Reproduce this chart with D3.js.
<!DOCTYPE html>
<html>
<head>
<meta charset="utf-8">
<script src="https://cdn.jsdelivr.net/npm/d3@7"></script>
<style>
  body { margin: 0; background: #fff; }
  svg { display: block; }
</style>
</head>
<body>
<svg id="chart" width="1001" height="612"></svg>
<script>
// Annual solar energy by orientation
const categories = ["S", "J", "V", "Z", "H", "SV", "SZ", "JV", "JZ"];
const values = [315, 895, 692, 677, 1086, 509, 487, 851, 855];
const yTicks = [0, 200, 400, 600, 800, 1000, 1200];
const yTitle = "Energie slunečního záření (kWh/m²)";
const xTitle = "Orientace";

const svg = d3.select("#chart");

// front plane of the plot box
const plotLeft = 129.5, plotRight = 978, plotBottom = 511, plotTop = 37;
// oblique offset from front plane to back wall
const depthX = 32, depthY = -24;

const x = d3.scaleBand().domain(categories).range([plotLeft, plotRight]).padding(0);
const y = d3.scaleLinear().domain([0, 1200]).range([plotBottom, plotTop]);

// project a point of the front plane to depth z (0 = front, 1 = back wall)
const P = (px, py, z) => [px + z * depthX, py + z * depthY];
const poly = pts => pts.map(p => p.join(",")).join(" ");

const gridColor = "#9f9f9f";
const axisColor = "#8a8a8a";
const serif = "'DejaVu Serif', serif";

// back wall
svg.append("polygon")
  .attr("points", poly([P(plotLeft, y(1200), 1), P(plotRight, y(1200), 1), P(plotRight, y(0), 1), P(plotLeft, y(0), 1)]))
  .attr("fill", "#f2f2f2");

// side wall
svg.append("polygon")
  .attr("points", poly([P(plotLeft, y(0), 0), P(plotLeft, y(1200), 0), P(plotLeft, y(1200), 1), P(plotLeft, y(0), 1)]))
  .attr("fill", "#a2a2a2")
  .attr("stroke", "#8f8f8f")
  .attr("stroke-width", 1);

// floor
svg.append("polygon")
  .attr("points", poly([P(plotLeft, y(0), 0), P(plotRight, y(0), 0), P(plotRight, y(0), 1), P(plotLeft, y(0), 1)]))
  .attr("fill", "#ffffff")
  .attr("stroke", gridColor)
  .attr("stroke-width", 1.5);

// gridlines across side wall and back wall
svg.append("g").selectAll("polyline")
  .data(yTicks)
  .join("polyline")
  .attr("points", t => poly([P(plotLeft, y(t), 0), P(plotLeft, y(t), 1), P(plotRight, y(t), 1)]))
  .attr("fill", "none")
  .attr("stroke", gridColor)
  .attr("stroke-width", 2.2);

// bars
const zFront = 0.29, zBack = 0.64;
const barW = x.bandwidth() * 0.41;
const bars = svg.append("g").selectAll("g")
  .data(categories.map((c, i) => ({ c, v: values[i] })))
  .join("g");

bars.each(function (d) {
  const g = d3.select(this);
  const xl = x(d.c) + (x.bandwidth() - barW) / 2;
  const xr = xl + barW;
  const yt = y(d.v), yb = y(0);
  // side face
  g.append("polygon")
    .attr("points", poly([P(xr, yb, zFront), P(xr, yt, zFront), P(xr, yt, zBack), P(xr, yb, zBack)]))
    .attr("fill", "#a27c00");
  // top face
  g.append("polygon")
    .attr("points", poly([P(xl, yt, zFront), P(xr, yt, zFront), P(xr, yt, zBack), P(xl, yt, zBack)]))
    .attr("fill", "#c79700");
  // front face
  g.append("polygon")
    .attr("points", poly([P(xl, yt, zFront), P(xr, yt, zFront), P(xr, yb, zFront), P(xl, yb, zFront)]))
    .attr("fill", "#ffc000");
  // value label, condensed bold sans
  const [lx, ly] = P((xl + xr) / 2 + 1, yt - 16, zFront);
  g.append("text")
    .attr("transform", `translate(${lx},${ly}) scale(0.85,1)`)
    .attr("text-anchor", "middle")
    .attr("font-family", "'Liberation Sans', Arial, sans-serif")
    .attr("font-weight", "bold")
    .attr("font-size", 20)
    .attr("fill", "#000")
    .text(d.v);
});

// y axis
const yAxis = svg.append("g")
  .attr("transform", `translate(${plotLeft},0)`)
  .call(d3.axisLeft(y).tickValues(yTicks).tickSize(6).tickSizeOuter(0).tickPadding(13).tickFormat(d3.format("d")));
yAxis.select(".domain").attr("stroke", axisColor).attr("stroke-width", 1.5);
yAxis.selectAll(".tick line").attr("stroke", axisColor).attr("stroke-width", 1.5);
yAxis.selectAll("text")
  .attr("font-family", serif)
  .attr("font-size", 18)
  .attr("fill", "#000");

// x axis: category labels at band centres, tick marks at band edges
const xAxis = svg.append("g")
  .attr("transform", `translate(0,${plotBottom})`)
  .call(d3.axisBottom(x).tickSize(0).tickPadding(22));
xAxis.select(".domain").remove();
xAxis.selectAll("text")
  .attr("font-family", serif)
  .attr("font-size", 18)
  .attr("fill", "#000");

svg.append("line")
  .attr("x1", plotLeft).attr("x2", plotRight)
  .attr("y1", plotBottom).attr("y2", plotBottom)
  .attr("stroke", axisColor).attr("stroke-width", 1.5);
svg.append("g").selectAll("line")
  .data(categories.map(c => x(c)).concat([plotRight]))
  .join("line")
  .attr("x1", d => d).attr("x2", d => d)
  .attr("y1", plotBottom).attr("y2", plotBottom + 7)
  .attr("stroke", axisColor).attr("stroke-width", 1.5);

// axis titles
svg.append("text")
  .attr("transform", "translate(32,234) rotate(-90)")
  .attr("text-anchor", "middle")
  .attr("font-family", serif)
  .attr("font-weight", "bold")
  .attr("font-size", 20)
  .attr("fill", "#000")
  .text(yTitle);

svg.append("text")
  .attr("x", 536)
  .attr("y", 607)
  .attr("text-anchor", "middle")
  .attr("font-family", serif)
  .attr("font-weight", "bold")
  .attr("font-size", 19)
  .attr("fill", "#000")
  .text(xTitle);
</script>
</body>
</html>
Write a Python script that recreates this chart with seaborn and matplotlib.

━━━━

== Task ==
From the listing above, extract every line exactly as it stands.

== Exercise solution ==
Reproduce this chart with D3.js.
<!DOCTYPE html>
<html>
<head>
<meta charset="utf-8">
<script src="https://cdn.jsdelivr.net/npm/d3@7"></script>
<style>
  body { margin: 0; background: #fff; }
  svg { display: block; }
</style>
</head>
<body>
<svg id="chart" width="1001" height="612"></svg>
<script>
// Annual solar energy by orientation
const categories = ["S", "J", "V", "Z", "H", "SV", "SZ", "JV", "JZ"];
const values = [315, 895, 692, 677, 1086, 509, 487, 851, 855];
const yTicks = [0, 200, 400, 600, 800, 1000, 1200];
const yTitle = "Energie slunečního záření (kWh/m²)";
const xTitle = "Orientace";

const svg = d3.select("#chart");

// front plane of the plot box
const plotLeft = 129.5, plotRight = 978, plotBottom = 511, plotTop = 37;
// oblique offset from front plane to back wall
const depthX = 32, depthY = -24;

const x = d3.scaleBand().domain(categories).range([plotLeft, plotRight]).padding(0);
const y = d3.scaleLinear().domain([0, 1200]).range([plotBottom, plotTop]);

// project a point of the front plane to depth z (0 = front, 1 = back wall)
const P = (px, py, z) => [px + z * depthX, py + z * depthY];
const poly = pts => pts.map(p => p.join(",")).join(" ");

const gridColor = "#9f9f9f";
const axisColor = "#8a8a8a";
const serif = "'DejaVu Serif', serif";

// back wall
svg.append("polygon")
  .attr("points", poly([P(plotLeft, y(1200), 1), P(plotRight, y(1200), 1), P(plotRight, y(0), 1), P(plotLeft, y(0), 1)]))
  .attr("fill", "#f2f2f2");

// side wall
svg.append("polygon")
  .attr("points", poly([P(plotLeft, y(0), 0), P(plotLeft, y(1200), 0), P(plotLeft, y(1200), 1), P(plotLeft, y(0), 1)]))
  .attr("fill", "#a2a2a2")
  .attr("stroke", "#8f8f8f")
  .attr("stroke-width", 1);

// floor
svg.append("polygon")
  .attr("points", poly([P(plotLeft, y(0), 0), P(plotRight, y(0), 0), P(plotRight, y(0), 1), P(plotLeft, y(0), 1)]))
  .attr("fill", "#ffffff")
  .attr("stroke", gridColor)
  .attr("stroke-width", 1.5);

// gridlines across side wall and back wall
svg.append("g").selectAll("polyline")
  .data(yTicks)
  .join("polyline")
  .attr("points", t => poly([P(plotLeft, y(t), 0), P(plotLeft, y(t), 1), P(plotRight, y(t), 1)]))
  .attr("fill", "none")
  .attr("stroke", gridColor)
  .attr("stroke-width", 2.2);

// bars
const zFront = 0.29, zBack = 0.64;
const barW = x.bandwidth() * 0.41;
const bars = svg.append("g").selectAll("g")
  .data(categories.map((c, i) => ({ c, v: values[i] })))
  .join("g");

bars.each(function (d) {
  const g = d3.select(this);
  const xl = x(d.c) + (x.bandwidth() - barW) / 2;
  const xr = xl + barW;
  const yt = y(d.v), yb = y(0);
  // side face
  g.append("polygon")
    .attr("points", poly([P(xr, yb, zFront), P(xr, yt, zFront), P(xr, yt, zBack), P(xr, yb, zBack)]))
    .attr("fill", "#a27c00");
  // top face
  g.append("polygon")
    .attr("points", poly([P(xl, yt, zFront), P(xr, yt, zFront), P(xr, yt, zBack), P(xl, yt, zBack)]))
    .attr("fill", "#c79700");
  // front face
  g.append("polygon")
    .attr("points", poly([P(xl, yt, zFront), P(xr, yt, zFront), P(xr, yb, zFront), P(xl, yb, zFront)]))
    .attr("fill", "#ffc000");
  // value label, condensed bold sans
  const [lx, ly] = P((xl + xr) / 2 + 1, yt - 16, zFront);
  g.append("text")
    .attr("transform", `translate(${lx},${ly}) scale(0.85,1)`)
    .attr("text-anchor", "middle")
    .attr("font-family", "'Liberation Sans', Arial, sans-serif")
    .attr("font-weight", "bold")
    .attr("font-size", 20)
    .attr("fill", "#000")
    .text(d.v);
});

// y axis
const yAxis = svg.append("g")
  .attr("transform", `translate(${plotLeft},0)`)
  .call(d3.axisLeft(y).tickValues(yTicks).tickSize(6).tickSizeOuter(0).tickPadding(13).tickFormat(d3.format("d")));
yAxis.select(".domain").attr("stroke", axisColor).attr("stroke-width", 1.5);
yAxis.selectAll(".tick line").attr("stroke", axisColor).attr("stroke-width", 1.5);
yAxis.selectAll("text")
  .attr("font-family", serif)
  .attr("font-size", 18)
  .attr("fill", "#000");

// x axis: category labels at band centres, tick marks at band edges
const xAxis = svg.append("g")
  .attr("transform", `translate(0,${plotBottom})`)
  .call(d3.axisBottom(x).tickSize(0).tickPadding(22));
xAxis.select(".domain").remove();
xAxis.selectAll("text")
  .attr("font-family", serif)
  .attr("font-size", 18)
  .attr("fill", "#000");

svg.append("line")
  .attr("x1", plotLeft).attr("x2", plotRight)
  .attr("y1", plotBottom).attr("y2", plotBottom)
  .attr("stroke", axisColor).attr("stroke-width", 1.5);
svg.append("g").selectAll("line")
  .data(categories.map(c => x(c)).concat([plotRight]))
  .join("line")
  .attr("x1", d => d).attr("x2", d => d)
  .attr("y1", plotBottom).attr("y2", plotBottom + 7)
  .attr("stroke", axisColor).attr("stroke-width", 1.5);

// axis titles
svg.append("text")
  .attr("transform", "translate(32,234) rotate(-90)")
  .attr("text-anchor", "middle")
  .attr("font-family", serif)
  .attr("font-weight", "bold")
  .attr("font-size", 20)
  .attr("fill", "#000")
  .text(yTitle);

svg.append("text")
  .attr("x", 536)
  .attr("y", 607)
  .attr("text-anchor", "middle")
  .attr("font-family", serif)
  .attr("font-weight", "bold")
  .attr("font-size", 19)
  .attr("fill", "#000")
  .text(xTitle);
</script>
</body>
</html>
Write a Python script that recreates this chart with seaborn and matplotlib.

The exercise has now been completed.